Recorded information –
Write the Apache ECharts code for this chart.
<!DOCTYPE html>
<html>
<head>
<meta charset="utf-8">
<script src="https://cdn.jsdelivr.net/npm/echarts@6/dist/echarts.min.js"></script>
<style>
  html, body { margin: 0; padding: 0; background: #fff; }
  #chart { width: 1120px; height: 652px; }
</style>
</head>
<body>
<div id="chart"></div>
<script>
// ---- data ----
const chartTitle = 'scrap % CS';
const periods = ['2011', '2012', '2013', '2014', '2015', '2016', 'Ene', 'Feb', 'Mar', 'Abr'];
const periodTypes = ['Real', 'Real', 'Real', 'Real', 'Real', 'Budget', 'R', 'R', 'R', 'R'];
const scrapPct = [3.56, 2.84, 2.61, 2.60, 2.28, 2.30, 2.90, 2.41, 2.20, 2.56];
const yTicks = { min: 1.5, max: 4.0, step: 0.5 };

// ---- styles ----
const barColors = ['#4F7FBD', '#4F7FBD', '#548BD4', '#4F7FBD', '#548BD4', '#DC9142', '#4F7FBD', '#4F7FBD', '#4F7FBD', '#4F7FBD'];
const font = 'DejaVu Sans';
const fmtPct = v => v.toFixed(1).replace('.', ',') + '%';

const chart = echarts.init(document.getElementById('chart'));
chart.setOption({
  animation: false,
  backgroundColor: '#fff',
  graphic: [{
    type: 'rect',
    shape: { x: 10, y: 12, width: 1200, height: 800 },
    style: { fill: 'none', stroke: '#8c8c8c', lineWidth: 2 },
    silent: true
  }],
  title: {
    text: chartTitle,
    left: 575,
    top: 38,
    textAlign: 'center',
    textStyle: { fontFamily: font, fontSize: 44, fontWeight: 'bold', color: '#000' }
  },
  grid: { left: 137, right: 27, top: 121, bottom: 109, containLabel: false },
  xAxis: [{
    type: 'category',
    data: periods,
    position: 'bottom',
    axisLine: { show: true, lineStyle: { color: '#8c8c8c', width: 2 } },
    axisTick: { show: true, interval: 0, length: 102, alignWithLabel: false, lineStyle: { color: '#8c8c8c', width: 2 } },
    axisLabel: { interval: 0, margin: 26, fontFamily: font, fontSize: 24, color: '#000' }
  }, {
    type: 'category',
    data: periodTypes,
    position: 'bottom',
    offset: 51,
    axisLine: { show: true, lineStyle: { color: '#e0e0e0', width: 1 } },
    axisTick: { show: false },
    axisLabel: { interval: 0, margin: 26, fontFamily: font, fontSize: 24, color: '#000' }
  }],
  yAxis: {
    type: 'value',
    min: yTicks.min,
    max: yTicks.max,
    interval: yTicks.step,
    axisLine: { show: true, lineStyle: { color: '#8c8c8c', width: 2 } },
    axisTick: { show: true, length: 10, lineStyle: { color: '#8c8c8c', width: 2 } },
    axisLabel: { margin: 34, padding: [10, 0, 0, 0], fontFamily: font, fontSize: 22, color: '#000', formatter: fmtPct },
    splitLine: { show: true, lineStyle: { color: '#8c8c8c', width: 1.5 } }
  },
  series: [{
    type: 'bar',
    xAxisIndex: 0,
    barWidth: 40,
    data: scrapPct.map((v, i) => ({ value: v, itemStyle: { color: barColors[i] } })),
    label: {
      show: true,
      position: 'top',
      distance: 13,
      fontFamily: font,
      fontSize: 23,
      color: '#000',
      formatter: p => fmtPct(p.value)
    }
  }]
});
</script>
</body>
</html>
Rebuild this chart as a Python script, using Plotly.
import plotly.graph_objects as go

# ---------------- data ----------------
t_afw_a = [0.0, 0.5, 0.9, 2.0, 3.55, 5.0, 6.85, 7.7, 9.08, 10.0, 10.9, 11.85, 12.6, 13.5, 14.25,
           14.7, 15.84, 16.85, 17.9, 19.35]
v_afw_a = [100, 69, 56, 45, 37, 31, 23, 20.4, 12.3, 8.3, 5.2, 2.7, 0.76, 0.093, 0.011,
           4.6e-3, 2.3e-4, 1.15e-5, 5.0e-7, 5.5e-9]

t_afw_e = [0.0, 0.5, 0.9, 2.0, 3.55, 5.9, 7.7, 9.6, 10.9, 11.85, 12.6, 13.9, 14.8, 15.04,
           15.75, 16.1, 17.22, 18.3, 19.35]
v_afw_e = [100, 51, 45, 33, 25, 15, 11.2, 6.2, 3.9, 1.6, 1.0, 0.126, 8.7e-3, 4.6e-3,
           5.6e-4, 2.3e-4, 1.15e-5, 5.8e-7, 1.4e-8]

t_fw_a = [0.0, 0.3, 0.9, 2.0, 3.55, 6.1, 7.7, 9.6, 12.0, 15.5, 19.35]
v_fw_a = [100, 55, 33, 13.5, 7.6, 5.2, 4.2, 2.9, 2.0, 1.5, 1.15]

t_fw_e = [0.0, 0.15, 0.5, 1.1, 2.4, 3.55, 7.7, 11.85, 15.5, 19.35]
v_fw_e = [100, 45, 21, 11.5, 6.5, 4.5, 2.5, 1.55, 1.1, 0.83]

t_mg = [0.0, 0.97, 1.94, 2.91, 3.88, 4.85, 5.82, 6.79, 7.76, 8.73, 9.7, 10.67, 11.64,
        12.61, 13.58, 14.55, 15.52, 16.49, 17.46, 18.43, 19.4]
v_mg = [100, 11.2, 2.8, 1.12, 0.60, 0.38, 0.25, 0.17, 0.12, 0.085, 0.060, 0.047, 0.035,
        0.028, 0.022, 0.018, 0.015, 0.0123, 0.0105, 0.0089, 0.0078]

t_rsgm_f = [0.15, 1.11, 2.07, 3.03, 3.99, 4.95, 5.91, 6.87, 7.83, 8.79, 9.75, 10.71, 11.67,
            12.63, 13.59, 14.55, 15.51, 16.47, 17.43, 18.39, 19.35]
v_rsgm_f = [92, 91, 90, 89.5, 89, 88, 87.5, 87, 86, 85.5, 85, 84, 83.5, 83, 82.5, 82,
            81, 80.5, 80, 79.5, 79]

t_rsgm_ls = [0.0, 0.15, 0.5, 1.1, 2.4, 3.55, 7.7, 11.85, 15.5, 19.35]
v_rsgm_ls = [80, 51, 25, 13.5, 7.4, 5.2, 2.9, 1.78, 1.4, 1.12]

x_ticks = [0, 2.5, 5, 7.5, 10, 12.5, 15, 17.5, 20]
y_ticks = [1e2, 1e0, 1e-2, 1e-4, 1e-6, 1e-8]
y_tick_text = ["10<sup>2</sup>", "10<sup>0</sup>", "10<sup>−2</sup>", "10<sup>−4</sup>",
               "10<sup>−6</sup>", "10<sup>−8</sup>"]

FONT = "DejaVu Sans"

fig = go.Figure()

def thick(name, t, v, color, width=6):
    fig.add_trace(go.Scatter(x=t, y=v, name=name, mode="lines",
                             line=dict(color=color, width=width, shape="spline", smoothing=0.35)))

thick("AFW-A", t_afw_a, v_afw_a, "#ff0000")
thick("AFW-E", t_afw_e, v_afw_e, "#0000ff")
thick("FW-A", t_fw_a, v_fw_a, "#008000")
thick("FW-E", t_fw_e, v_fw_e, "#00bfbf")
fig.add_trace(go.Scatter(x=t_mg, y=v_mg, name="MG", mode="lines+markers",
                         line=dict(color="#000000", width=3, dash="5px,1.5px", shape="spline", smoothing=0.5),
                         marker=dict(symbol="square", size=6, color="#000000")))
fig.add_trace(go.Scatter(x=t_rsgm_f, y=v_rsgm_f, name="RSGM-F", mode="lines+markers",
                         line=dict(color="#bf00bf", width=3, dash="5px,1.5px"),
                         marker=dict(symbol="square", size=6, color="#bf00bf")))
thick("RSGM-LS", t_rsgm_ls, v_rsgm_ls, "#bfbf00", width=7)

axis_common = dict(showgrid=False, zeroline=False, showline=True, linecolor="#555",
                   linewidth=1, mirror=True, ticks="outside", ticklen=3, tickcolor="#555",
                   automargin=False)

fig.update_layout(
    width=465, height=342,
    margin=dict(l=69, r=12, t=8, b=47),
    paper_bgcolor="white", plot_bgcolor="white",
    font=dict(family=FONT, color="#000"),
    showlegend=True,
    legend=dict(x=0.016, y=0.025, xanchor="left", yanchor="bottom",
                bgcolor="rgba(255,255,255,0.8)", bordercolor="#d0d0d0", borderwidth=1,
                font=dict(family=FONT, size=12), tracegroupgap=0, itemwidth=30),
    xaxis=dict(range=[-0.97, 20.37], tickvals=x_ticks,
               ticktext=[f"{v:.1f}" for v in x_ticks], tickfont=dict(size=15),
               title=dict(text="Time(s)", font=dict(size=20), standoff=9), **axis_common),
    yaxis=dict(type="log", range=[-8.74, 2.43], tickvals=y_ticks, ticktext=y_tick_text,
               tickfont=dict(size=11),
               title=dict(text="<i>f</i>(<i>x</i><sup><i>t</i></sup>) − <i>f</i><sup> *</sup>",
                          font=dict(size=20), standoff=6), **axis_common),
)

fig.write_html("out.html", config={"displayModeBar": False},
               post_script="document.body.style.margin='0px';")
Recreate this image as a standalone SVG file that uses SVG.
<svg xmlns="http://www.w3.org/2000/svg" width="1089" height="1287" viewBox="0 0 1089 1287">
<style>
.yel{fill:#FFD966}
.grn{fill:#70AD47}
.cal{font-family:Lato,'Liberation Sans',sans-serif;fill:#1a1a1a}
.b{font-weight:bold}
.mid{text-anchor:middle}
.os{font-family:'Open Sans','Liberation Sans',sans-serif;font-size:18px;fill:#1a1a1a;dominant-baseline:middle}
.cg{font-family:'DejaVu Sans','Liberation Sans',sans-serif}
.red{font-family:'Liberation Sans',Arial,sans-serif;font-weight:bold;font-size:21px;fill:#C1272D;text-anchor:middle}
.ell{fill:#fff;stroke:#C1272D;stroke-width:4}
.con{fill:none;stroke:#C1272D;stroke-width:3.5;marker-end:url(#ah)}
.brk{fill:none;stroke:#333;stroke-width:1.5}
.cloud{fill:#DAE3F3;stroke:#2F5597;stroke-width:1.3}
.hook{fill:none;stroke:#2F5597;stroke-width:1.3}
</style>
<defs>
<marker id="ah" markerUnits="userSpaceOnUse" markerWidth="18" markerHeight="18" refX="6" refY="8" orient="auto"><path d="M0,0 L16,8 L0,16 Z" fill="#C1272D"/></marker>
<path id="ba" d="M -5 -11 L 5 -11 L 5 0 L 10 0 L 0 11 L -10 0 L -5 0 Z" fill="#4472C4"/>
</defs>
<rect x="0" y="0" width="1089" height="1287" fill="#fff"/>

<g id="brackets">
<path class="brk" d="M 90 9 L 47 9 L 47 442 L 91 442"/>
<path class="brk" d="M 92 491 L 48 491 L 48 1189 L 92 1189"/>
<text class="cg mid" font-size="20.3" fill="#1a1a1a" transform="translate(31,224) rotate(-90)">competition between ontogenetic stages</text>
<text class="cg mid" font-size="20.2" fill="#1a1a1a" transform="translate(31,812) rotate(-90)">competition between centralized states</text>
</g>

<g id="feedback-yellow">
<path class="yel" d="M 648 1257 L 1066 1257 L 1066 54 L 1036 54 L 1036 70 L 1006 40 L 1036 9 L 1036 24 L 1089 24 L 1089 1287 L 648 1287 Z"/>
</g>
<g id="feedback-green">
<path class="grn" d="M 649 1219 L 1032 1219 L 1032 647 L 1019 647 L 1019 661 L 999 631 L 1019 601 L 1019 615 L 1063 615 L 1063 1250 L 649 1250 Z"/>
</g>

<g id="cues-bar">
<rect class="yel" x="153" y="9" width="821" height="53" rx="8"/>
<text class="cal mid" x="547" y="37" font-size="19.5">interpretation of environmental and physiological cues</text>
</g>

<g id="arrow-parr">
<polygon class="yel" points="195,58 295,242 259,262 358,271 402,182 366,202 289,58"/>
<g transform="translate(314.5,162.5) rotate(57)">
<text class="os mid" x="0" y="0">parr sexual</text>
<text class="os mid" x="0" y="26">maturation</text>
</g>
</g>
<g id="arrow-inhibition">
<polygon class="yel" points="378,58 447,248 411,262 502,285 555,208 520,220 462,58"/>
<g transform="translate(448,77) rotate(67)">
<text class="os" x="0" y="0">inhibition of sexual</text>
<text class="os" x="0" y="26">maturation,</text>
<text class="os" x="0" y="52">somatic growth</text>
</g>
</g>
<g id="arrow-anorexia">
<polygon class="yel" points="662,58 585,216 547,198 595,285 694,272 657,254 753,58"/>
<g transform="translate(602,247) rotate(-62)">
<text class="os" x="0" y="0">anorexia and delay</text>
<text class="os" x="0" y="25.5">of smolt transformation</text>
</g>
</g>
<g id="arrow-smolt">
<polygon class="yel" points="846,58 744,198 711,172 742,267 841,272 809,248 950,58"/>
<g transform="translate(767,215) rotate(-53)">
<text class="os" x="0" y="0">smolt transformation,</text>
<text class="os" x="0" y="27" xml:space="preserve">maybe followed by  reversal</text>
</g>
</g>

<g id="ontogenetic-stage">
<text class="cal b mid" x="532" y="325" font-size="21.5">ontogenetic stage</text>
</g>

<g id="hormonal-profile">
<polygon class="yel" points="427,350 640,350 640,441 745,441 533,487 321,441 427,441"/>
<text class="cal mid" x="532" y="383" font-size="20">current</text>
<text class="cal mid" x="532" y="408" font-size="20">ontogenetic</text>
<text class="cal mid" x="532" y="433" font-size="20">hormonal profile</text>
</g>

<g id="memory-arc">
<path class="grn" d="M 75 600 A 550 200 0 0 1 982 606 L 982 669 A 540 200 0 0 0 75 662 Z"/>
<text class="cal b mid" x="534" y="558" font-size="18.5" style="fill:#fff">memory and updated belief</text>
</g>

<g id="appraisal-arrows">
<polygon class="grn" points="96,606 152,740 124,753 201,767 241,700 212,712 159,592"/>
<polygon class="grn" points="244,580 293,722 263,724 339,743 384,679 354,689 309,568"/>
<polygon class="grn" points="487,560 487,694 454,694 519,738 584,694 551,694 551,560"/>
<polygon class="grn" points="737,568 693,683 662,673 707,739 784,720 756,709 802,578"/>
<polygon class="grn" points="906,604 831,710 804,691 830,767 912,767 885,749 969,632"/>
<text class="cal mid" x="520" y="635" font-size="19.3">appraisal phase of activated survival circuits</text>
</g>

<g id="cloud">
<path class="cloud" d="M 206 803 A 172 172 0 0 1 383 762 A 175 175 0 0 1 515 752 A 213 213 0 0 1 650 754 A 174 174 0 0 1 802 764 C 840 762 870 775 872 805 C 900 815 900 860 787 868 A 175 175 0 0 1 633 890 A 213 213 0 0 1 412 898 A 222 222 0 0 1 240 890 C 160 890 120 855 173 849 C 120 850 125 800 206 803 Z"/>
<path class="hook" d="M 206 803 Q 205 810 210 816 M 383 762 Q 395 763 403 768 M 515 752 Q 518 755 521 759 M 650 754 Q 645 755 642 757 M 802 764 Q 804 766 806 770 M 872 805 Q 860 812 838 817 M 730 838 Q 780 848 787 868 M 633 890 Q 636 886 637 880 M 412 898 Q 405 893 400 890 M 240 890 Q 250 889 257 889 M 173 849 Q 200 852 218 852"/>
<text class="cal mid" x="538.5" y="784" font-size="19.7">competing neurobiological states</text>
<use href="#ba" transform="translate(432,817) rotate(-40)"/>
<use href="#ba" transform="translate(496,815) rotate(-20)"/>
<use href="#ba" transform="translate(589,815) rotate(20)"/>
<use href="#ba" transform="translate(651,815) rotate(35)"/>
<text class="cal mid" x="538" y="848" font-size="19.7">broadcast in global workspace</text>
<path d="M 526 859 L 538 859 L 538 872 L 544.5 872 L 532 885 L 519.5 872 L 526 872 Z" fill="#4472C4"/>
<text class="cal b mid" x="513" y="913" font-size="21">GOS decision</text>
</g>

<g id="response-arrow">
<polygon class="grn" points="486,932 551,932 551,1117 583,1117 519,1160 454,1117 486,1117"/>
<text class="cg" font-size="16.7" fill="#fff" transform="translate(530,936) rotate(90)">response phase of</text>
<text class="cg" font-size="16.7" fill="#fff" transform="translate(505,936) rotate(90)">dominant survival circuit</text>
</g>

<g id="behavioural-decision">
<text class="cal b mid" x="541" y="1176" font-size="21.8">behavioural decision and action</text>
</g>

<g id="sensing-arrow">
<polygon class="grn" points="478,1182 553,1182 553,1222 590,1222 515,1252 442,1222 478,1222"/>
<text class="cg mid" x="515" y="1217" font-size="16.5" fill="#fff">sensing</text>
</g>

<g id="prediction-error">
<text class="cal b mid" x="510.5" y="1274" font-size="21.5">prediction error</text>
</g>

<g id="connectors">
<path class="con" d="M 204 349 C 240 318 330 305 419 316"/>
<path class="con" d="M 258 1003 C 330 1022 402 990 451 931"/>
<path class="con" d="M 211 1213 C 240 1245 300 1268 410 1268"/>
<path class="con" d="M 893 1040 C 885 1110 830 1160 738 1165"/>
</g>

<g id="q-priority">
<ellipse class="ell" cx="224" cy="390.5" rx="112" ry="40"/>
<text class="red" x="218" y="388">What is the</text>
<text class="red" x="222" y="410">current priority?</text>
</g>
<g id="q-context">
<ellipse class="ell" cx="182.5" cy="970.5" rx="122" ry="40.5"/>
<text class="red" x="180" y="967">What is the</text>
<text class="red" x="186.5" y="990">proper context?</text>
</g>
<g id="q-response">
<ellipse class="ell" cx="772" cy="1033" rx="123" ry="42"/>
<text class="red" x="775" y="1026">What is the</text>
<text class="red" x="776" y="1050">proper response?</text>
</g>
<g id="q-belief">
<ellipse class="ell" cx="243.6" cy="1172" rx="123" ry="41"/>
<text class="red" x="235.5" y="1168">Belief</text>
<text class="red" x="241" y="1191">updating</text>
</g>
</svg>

Exercise objective – Quote the records above from their first line through the line containing "const fmtPct = v", both ends included.

Solved problem –
Write the Apache ECharts code for this chart.
<!DOCTYPE html>
<html>
<head>
<meta charset="utf-8">
<script src="https://cdn.jsdelivr.net/npm/echarts@6/dist/echarts.min.js"></script>
<style>
  html, body { margin: 0; padding: 0; background: #fff; }
  #chart { width: 1120px; height: 652px; }
</style>
</head>
<body>
<div id="chart"></div>
<script>
// ---- data ----
const chartTitle = 'scrap % CS';
const periods = ['2011', '2012', '2013', '2014', '2015', '2016', 'Ene', 'Feb', 'Mar', 'Abr'];
const periodTypes = ['Real', 'Real', 'Real', 'Real', 'Real', 'Budget', 'R', 'R', 'R', 'R'];
const scrapPct = [3.56, 2.84, 2.61, 2.60, 2.28, 2.30, 2.90, 2.41, 2.20, 2.56];
const yTicks = { min: 1.5, max: 4.0, step: 0.5 };

// ---- styles ----
const barColors = ['#4F7FBD', '#4F7FBD', '#548BD4', '#4F7FBD', '#548BD4', '#DC9142', '#4F7FBD', '#4F7FBD', '#4F7FBD', '#4F7FBD'];
const font = 'DejaVu Sans';
const fmtPct = v => v.toFixed(1).replace('.', ',') + '%';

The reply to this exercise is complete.